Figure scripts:
☆ ☆ ☆ ☆ ☆

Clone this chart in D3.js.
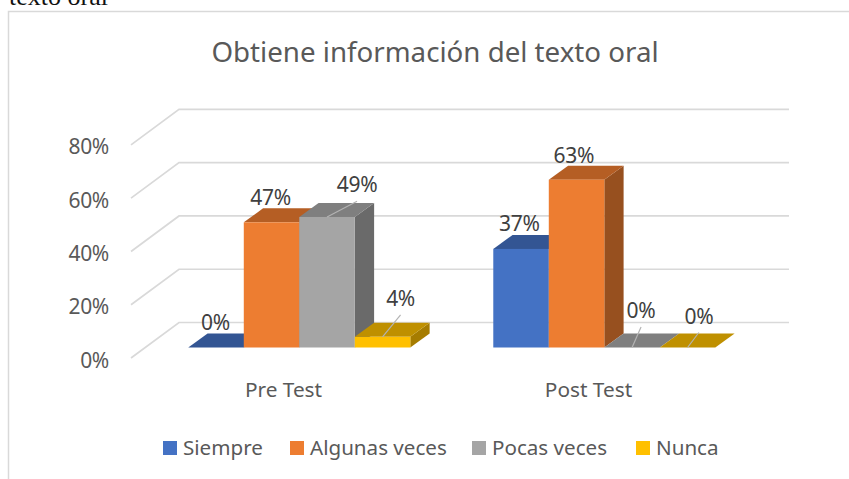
<!DOCTYPE html>
<html lang="es">
<head>
<meta charset="utf-8">
<title>Obtiene información del texto oral</title>
<script src="https://d3js.org/d3.v7.min.js"></script>
<style>
  html, body { margin: 0; padding: 0; background: #fff; overflow: hidden; }
  svg { display: block; }
  svg text { font-family: "Noto Sans", sans-serif; fill: #595959; }
</style>
</head>
<body>
<script>
var categories = ["Pre Test", "Post Test"];
var seriesNames = ["Siempre", "Algunas veces", "Pocas veces", "Nunca"];
var siempre = [0, 37];
var algunasVeces = [47, 63];
var pocasVeces = [49, 0];
var nunca = [4, 0];
var yTicks = [0, 20, 40, 60, 80];
var seriesValues = [siempre, algunasVeces, pocasVeces, nunca];

// front, top, side for each series
var shades = [
  ["#4472C4", "#335593", "#2B4A80"],
  ["#ED7D31", "#B55E24", "#97501F"],
  ["#A5A5A5", "#7F7F7F", "#6A6A6A"],
  ["#FFC000", "#BF9000", "#A67C00"]
];

// hand placed data labels, offset from top centre of the bar: [series][category]
var labelShift = [
  [[-0.5, -25.5], [-1.7, -26]],
  [[-1, -25.5], [-2.7, -25]],
  [[30, -32.7], [9, -37.5]],
  [[18, -39], [11.3, -32]]
];

var width = 849, height = 479;
var depthX = 19.3, depthY = 14;   // depth of one bar
var wallX = 48, wallY = 35.5;     // depth of the floor

var svg = d3.select("body").append("svg")
  .attr("width", width)
  .attr("height", height);

// caption left over from the page above the chart, cut by the crop as in the original
svg.append("text")
  .attr("x", 9).attr("y", 5)
  .style("font-family", "'Liberation Serif', serif")
  .style("font-size", "26px")
  .style("fill", "#111")
  .text("texto oral");

// chart frame
svg.append("path")
  .attr("d", "M8.5,479V11.5H849")
  .attr("fill", "none")
  .attr("stroke", "#d9d9d9")
  .attr("stroke-width", 1.5);

svg.append("text")
  .attr("x", 435).attr("y", 62)
  .attr("text-anchor", "middle")
  .style("font-size", "27.7px")
  .text("Obtiene información del texto oral");

var y = d3.scaleLinear().domain([0, 80]).range([347.5, 134.4]);
var x0 = d3.scaleBand().domain(categories).range([131, 741])
  .paddingInner(0.272).paddingOuter(0.136);
var x1 = d3.scaleBand().domain(seriesNames).range([0, x0.bandwidth()]);
var barShiftX = 15.8;

// gridlines on the floor side and the back wall
var frontY = function(v) { return y(v) + 10.5; };
svg.append("g").selectAll("path")
  .data(yTicks)
  .enter().append("path")
  .attr("d", function(d) {
    return "M131," + frontY(d) + "L" + (131 + wallX) + "," + (frontY(d) - wallY) + "H789";
  })
  .attr("fill", "none")
  .attr("stroke", "#d9d9d9")
  .attr("stroke-width", 1.7);

// value axis labels
svg.append("g").selectAll("text")
  .data(yTicks)
  .enter().append("text")
  .attr("x", 109)
  .attr("y", function(d) { return frontY(d) + 9.5; })
  .attr("text-anchor", "end")
  .style("font-size", "21px")
  .style("letter-spacing", "-0.3px")
  .text(function(d) { return d + "%"; });

// category labels
svg.append("g").selectAll("text")
  .data(categories)
  .enter().append("text")
  .attr("x", function(d) { return x0(d) + x0.bandwidth() / 2; })
  .attr("y", 397)
  .attr("text-anchor", "middle")
  .style("font-size", "20.8px")
  .text(function(d) { return d; });

// bars, painted left to right so each one hides the side of the previous
categories.forEach(function(cat, c) {
  seriesNames.forEach(function(name, s) {
    var v = seriesValues[s][c];
    var left = x0(cat) + barShiftX + x1(name);
    var right = left + x1.bandwidth();
    var top = y(v), base = y(0);
    var g = svg.append("g");

    g.append("path")
      .attr("d", "M" + right + "," + top + "l" + depthX + "," + (-depthY) +
        "V" + (base - depthY) + "L" + right + "," + base + "Z")
      .attr("fill", shades[s][2]);
    g.append("path")
      .attr("d", "M" + left + "," + top + "l" + depthX + "," + (-depthY) +
        "H" + (right + depthX) + "L" + right + "," + top + "Z")
      .attr("fill", shades[s][1]);
    g.append("rect")
      .attr("x", left).attr("y", top)
      .attr("width", x1.bandwidth())
      .attr("height", base - top)
      .attr("fill", shades[s][0]);
  });
});

// data labels and their leader lines
categories.forEach(function(cat, c) {
  seriesNames.forEach(function(name, s) {
    var v = seriesValues[s][c];
    var cx = x0(cat) + barShiftX + x1(name) + x1.bandwidth() / 2;
    var shift = labelShift[s][c];
    var lx = cx + shift[0], ly = y(v) + shift[1];

    if (shift[0] > 5) {
      svg.append("line")
        .attr("x1", cx).attr("y1", y(v))
        .attr("x2", lx).attr("y2", ly + 17)
        .attr("stroke", "#b3b3b3")
        .attr("stroke-width", 1.2);
    }
    svg.append("text")
      .attr("x", lx).attr("y", ly + 8)
      .attr("text-anchor", "middle")
      .style("font-size", "21px")
      .style("letter-spacing", "-0.3px")
      .style("fill", "#404040")
      .text(v + "%");
  });
});

// legend
var legendX = [163, 290, 472, 636];
var legend = svg.append("g").selectAll("g")
  .data(seriesNames)
  .enter().append("g")
  .attr("transform", function(d, i) { return "translate(" + legendX[i] + ",441)"; });
legend.append("rect")
  .attr("width", 14).attr("height", 14)
  .attr("fill", function(d, i) { return shades[i][0]; });
legend.append("text")
  .attr("x", 20).attr("y", 14)
  .style("font-size", "20.6px")
  .text(function(d) { return d; });
</script>
</body>
</html>
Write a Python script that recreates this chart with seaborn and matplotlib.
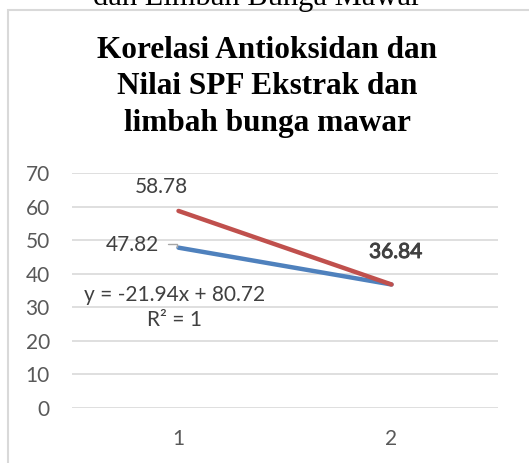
import pandas as pd
import seaborn as sns
import matplotlib.pyplot as plt
import matplotlib.patheffects as pe
from matplotlib.patches import Rectangle

# data
categories = [1, 2]
ekstrak = [58.78, 36.84]
limbah = [47.82, 36.84]
trend_text = "y = -21.94x + 80.72"
r2_text = "R² = 1"
title = "Korelasi Antioksidan dan\nNilai SPF Ekstrak dan\nlimbah bunga mawar"

sns.set_style("white")
plt.rcParams['font.family'] = ['Lato', 'DejaVu Sans']

df = pd.DataFrame({
    "x": categories * 2,
    "y": limbah + ekstrak,
    "seri": ["limbah"] * 2 + ["ekstrak"] * 2,
})

fig = plt.figure(figsize=(5.29, 4.63), dpi=100)
ax = fig.add_axes([72 / 529, 1 - 408 / 463, 426 / 529, (408 - 173.3) / 463])

palette = {"limbah": "#4F81BD", "ekstrak": "#C0504D"}
sns.lineplot(data=df, x="x", y="y", hue="seri", palette=palette, linewidth=3.2,
             ax=ax, legend=False, solid_capstyle="round")

ax.set_xlim(0.5, 2.5)
ax.set_ylim(0, 70)
ax.set_yticks(range(0, 71, 10))
ax.set_xticks(categories)
ax.grid(axis="y", color="#D9D9D9", linewidth=1.2)
ax.grid(axis="x", visible=False)
for s in ax.spines.values():
    s.set_visible(False)
ax.tick_params(axis="both", labelsize=15, labelcolor="#595959", length=0)
ax.tick_params(axis="y", pad=16)
ax.tick_params(axis="x", pad=15)
ax.set_xlabel("")
ax.set_ylabel("")

# data labels
lab = dict(fontsize=15, color="#404040")
ax.annotate(f"{ekstrak[0]:.2f}", (categories[0], ekstrak[0]), xytext=(-12, 17),
            textcoords="offset points", ha="center", va="center", **lab)
ax.annotate(f"{limbah[0]:.2f}", (categories[0], limbah[0]), xytext=(-33.5, 2),
            textcoords="offset points", ha="center", va="center", **lab)
# two labels overlap here, so the text looks heavier
ax.annotate(f"{ekstrak[1]:.2f}", (categories[1], ekstrak[1]), xytext=(3, 23.4),
            textcoords="offset points", ha="center", va="center",
            path_effects=[pe.withStroke(linewidth=0.7, foreground="#404040")],
            **lab)
# small leader line next to the 47.82 label
ax.plot([0.95, 0.995, 0.995], [48.9, 48.9, 48.1], color="#A6A6A6", linewidth=1)

ax.annotate(trend_text, (categories[0], limbah[0]), xytext=(-3, -34),
            textcoords="offset points", ha="center", va="center", **lab)
ax.annotate(r2_text, (categories[0], limbah[0]), xytext=(-3, -52),
            textcoords="offset points", ha="center", va="center", **lab)

# chart frame
fig.patches.append(Rectangle((8 / 529, -0.1), 1.2, 1 - 10.5 / 463 + 0.1,
                             transform=fig.transFigure, fill=False,
                             edgecolor="#D9D9D9", linewidth=1.5))

fig.text(267 / 529, 1 - 87 / 463, title, ha="center", va="center",
         family="Liberation Serif", fontweight="bold", fontsize=22.5,
         linespacing=1.35, color="black")

# caption above the chart, cut off by the image edge
fig.text(257 / 529, 1 - 5 / 463, "dan Limbah Bunga Mawar", ha="center",
         va="baseline", family="Liberation Serif", fontsize=22, color="black")

fig.savefig("out.png", dpi=100)
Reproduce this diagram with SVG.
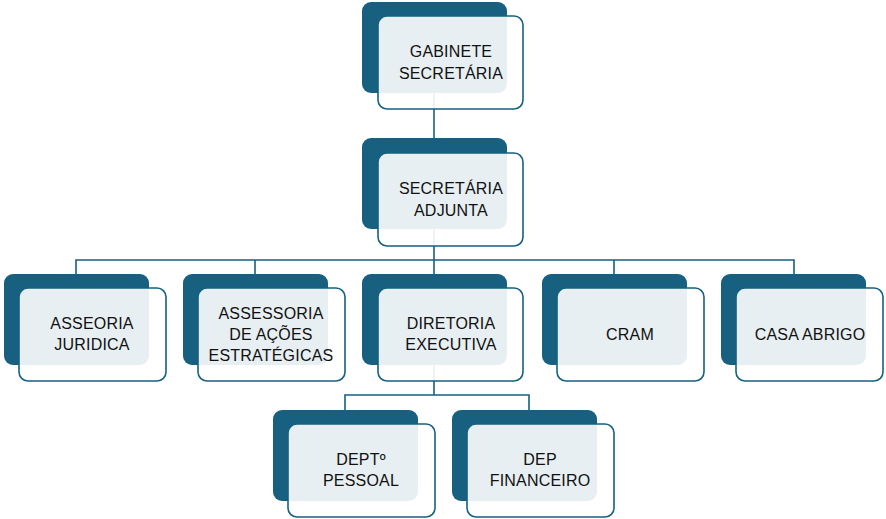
<svg xmlns="http://www.w3.org/2000/svg" width="886" height="519" viewBox="0 0 886 519">
<style>
.back{fill:#17607f;}
.front{fill:#ffffff;fill-opacity:0.9;stroke:#17607f;stroke-width:1.6;}
.lbl{font-family:"Liberation Sans",Arial,sans-serif;font-size:16px;letter-spacing:0.2px;fill:#111111;text-anchor:middle;}
.conn{fill:none;stroke:#17607f;stroke-width:1.6;}
</style>
<rect width="886" height="519" fill="#ffffff"/>
<g id="connectors">
<path class="conn" d="M434 93 V138"/>
<path class="conn" d="M434 228 V260 M76 274 V260 H794 V274 M255 260 V274 M434 260 V274 M614 260 V274"/>
<path class="conn" d="M434 365 V395 M345 410 V395 H529 V410"/>
</g>
<g id="gabinete">
<rect class="back" x="362" y="2" width="145" height="91" rx="9"/>
<rect class="front" x="378" y="16" width="145" height="93" rx="9"/>
<text class="lbl" x="451" y="57">GABINETE</text>
<text class="lbl" x="451" y="79">SECRETÁRIA</text>
</g>
<g id="adjunta">
<rect class="back" x="362" y="138" width="145" height="91" rx="9"/>
<rect class="front" x="378" y="153" width="145" height="93" rx="9"/>
<text class="lbl" x="451" y="194">SECRETÁRIA</text>
<text class="lbl" x="451" y="216">ADJUNTA</text>
</g>
<g id="asseoria">
<rect class="back" x="4" y="274" width="145" height="91" rx="9"/>
<rect class="front" x="19" y="288" width="147" height="93" rx="9"/>
<text class="lbl" x="92" y="329">ASSEORIA</text>
<text class="lbl" x="92" y="350">JURIDICA</text>
</g>
<g id="assessoria">
<rect class="back" x="183" y="274" width="145" height="91" rx="9"/>
<rect class="front" x="198" y="288" width="147" height="93" rx="9"/>
<text class="lbl" x="271" y="319">ASSESSORIA</text>
<text class="lbl" x="271" y="340">DE AÇÕES</text>
<text class="lbl" x="271" y="361">ESTRATÉGICAS</text>
</g>
<g id="diretoria">
<rect class="back" x="362" y="274" width="145" height="91" rx="9"/>
<rect class="front" x="378" y="288" width="145" height="93" rx="9"/>
<text class="lbl" x="451" y="329">DIRETORIA</text>
<text class="lbl" x="451" y="350">EXECUTIVA</text>
</g>
<g id="cram">
<rect class="back" x="542" y="274" width="145" height="91" rx="9"/>
<rect class="front" x="557" y="288" width="147" height="93" rx="9"/>
<text class="lbl" x="630" y="340">CRAM</text>
</g>
<g id="casa-abrigo">
<rect class="back" x="721" y="274" width="145" height="91" rx="9"/>
<rect class="front" x="736" y="288" width="147" height="93" rx="9"/>
<text class="lbl" x="810" y="340">CASA ABRIGO</text>
</g>
<g id="pessoal">
<rect class="back" x="273" y="410" width="145" height="91" rx="9"/>
<rect class="front" x="288" y="424" width="147" height="93" rx="9"/>
<text class="lbl" x="361" y="465">DEPTº</text>
<text class="lbl" x="361" y="486">PESSOAL</text>
</g>
<g id="financeiro">
<rect class="back" x="452" y="410" width="145" height="91" rx="9"/>
<rect class="front" x="467" y="424" width="147" height="93" rx="9"/>
<text class="lbl" x="540" y="465">DEP</text>
<text class="lbl" x="540" y="486">FINANCEIRO</text>
</g>
</svg>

☆ ☆ ☆ ☆ ☆

Make an exact copy of only the lines from the one with "Write a Python" through the one with "ax = fig.add_axes([72". Pictures don't belong in it.

- Result:
Write a Python script that recreates this chart with seaborn and matplotlib.
import pandas as pd
import seaborn as sns
import matplotlib.pyplot as plt
import matplotlib.patheffects as pe
from matplotlib.patches import Rectangle

# data
categories = [1, 2]
ekstrak = [58.78, 36.84]
limbah = [47.82, 36.84]
trend_text = "y = -21.94x + 80.72"
r2_text = "R² = 1"
title = "Korelasi Antioksidan dan\nNilai SPF Ekstrak dan\nlimbah bunga mawar"

sns.set_style("white")
plt.rcParams['font.family'] = ['Lato', 'DejaVu Sans']

df = pd.DataFrame({
    "x": categories * 2,
    "y": limbah + ekstrak,
    "seri": ["limbah"] * 2 + ["ekstrak"] * 2,
})

fig = plt.figure(figsize=(5.29, 4.63), dpi=100)
ax = fig.add_axes([72 / 529, 1 - 408 / 463, 426 / 529, (408 - 173.3) / 463])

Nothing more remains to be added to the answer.